North Korea has also been under a rigid self-imposed coronavirus blockade since early 2020 to protect itself from the Covid-19 pandemic, only resuming some trade with China last year.
Kim “ardently called for attaining this year’s grain production goal without fail”, on Wednesday, the last day of a key meeting by the ruling party, the country’s official Korean Central News Agency reported.
“In order to increase the nationwide agricultural output, attention should be paid to overcoming the lopsidedness in the guidance on farming … and it is important to concentrate on increasing the per-hectare yield at all the farms,” the report added.
The latest report comes after Kim on Monday called for a “fundamental transformation” in the country’s agricultural production, and South Korea’s unification ministry said last month there had been reports of starvation deaths in the North.

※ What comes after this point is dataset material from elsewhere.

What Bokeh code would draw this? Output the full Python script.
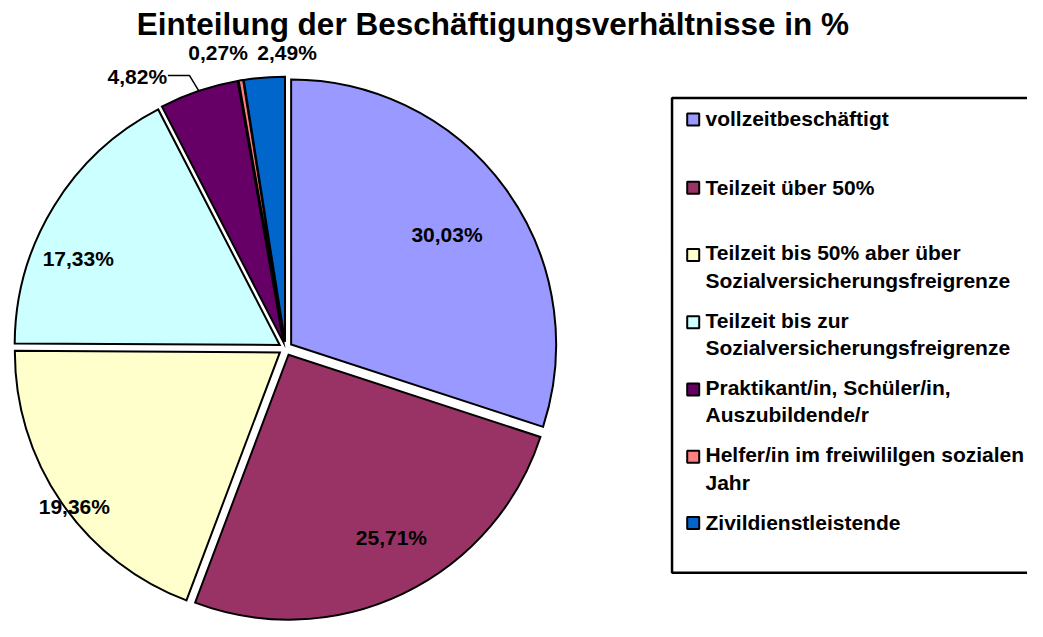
import math
from bokeh.plotting import figure
from bokeh.models import Range1d, ColumnDataSource
from bokeh.core.properties import value
from bokeh.embed import file_html
from bokeh.resources import INLINE

# ---------------- data ----------------
CATEGORIES = [
    "vollzeitbeschäftigt",
    "Teilzeit über 50%",
    "Teilzeit bis 50% aber über\nSozialversicherungsfreigrenze",
    "Teilzeit bis zur\nSozialversicherungsfreigrenze",
    "Praktikant/in, Schüler/in,\nAuszubildende/r",
    "Helfer/in im freiwililgen sozialen\nJahr",
    "Zivildienstleistende",
]
VALUES = [30.03, 25.71, 19.36, 17.33, 4.82, 0.27, 2.49]
COLORS = ["#9999FF", "#993366", "#FFFFCC", "#CCFFFF", "#660066", "#FF8080", "#0066CC"]
TITLE = "Einteilung der Beschäftigungsverhältnisse in %"

# ---------------- layout ----------------
FONT = value("Liberation Sans")
W, H = 1027, 621                 # figure size in pixels
XR, YR = 1043.0, 637.0           # data extent (canvas units of the original chart)
SX, SY = W / XR, H / YR          # pixels per data unit
CX, CY = 289.5, 357.0            # pie centre
R_PX = 265                       # pie radius in screen pixels
EXPLODE = 7.0                    # explosion offset (data units)
# label anchors (x centre, visual y centre)
LABEL_POS = [(453.5, 240), (397, 551), (75, 519), (79, 265), (139, 77.5), (221, 53.5), (291, 53.5)]

p = figure(width=W, height=H, output_backend="svg", toolbar_location=None,
           x_range=Range1d(0, XR), y_range=Range1d(-YR, 0),
           min_border=0, background_fill_color="white", border_fill_color="white")
p.axis.visible = False
p.grid.visible = False
p.outline_line_color = None

# ---------------- pie ----------------
total = sum(VALUES)
starts, ends, xs, ys, mids = [], [], [], [], []
cum = 0.0
for v in VALUES:
    a0 = math.pi / 2 - 2 * math.pi * cum / total
    cum += v
    a1 = math.pi / 2 - 2 * math.pi * cum / total
    mid = (a0 + a1) / 2
    starts.append(a0)
    ends.append(a1)
    mids.append(mid)
    xs.append(CX + EXPLODE * math.cos(mid))
    ys.append(-CY + EXPLODE * math.sin(mid))

src = ColumnDataSource(dict(x=xs, y=ys, start=starts, end=ends, color=COLORS, cat=CATEGORIES))
p.wedge(x="x", y="y", radius=R_PX, radius_units="screen", start_angle="start", end_angle="end",
        direction="clock", fill_color="color", line_color="black", line_width=2,
        line_join="miter", source=src)

# data labels
labels = [f"{v:.2f}".replace(".", ",") + "%" for v in VALUES]
p.text(x=[q[0] for q in LABEL_POS], y=[-q[1] for q in LABEL_POS], text=labels,
       text_font=FONT, text_font_style="bold", text_font_size="21px",
       text_align="center", text_baseline="middle", text_color="black")

# leader line for the small "Praktikant" slice label
i = 4
ex = xs[i] + (R_PX / SX) * math.cos(mids[i])
ey = ys[i] + (R_PX / SY) * math.sin(mids[i])
p.line(x=[170, 192, ex], y=[-77, -77, ey], line_color="black", line_width=1.5)

# title
p.text(x=[500], y=[-24], text=[TITLE], text_font=FONT, text_font_style="bold",
       text_font_size="31.5px", text_align="center", text_baseline="middle", text_color="black")

# ---------------- legend ----------------
p.quad(left=[682], right=[1080], top=[-100], bottom=[-587], fill_color="white",
       line_color="black", line_width=2.5)
ROW_CENTER = [121.5, 191.5, 260.5, 329.5, 398.5, 467.5, 535.5]   # first-line centres
LINE_STEP = 25.0
p.rect(x=[703.5] * len(ROW_CENTER), y=[-(c + 0.5) for c in ROW_CENTER], width=12, height=12,
       width_units="screen", height_units="screen",
       fill_color=COLORS, line_color="black", line_width=2)
block_y = [-(c + LINE_STEP * cat.count("\n") / 2) for c, cat in zip(ROW_CENTER, CATEGORIES)]
p.text(x=[716] * len(ROW_CENTER), y=block_y, text=CATEGORIES,
       text_font=FONT, text_font_style="bold", text_font_size="21px",
       text_align="left", text_baseline="middle", text_line_height=1.19, text_color="black")

open("out.html", "w").write(file_html(p, INLINE))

“We judge the food shortages there to be grave,” ministry spokesman Koo Byoung-sam said in February, adding Pyongyang appeared to have requested food aid from the World Food Programme.
North Korea’s Kim opens key meeting on agriculture
The impoverished North has long been criticised for prioritising its military and banned nuclear weapons programmes over adequately providing for its people.
In 2021, Kim made rare references to the hardship, saying the food situation in the North was getting “tense” and warning the people to prepare for the “worst-ever situation”.
In the same year, Pyongyang’s state-run KCTV admitted the country was facing a “food crisis”.
Kim also focused on food security and development in his agenda-setting speech for 2022.
The country has periodically been hit by famines, one of which in the 1990s killed hundreds of thousands of people – some estimates range into millions.
It is highly vulnerable to natural disasters including flood and drought due to a chronic lack of infrastructure, deforestation and decades of state mismanagement.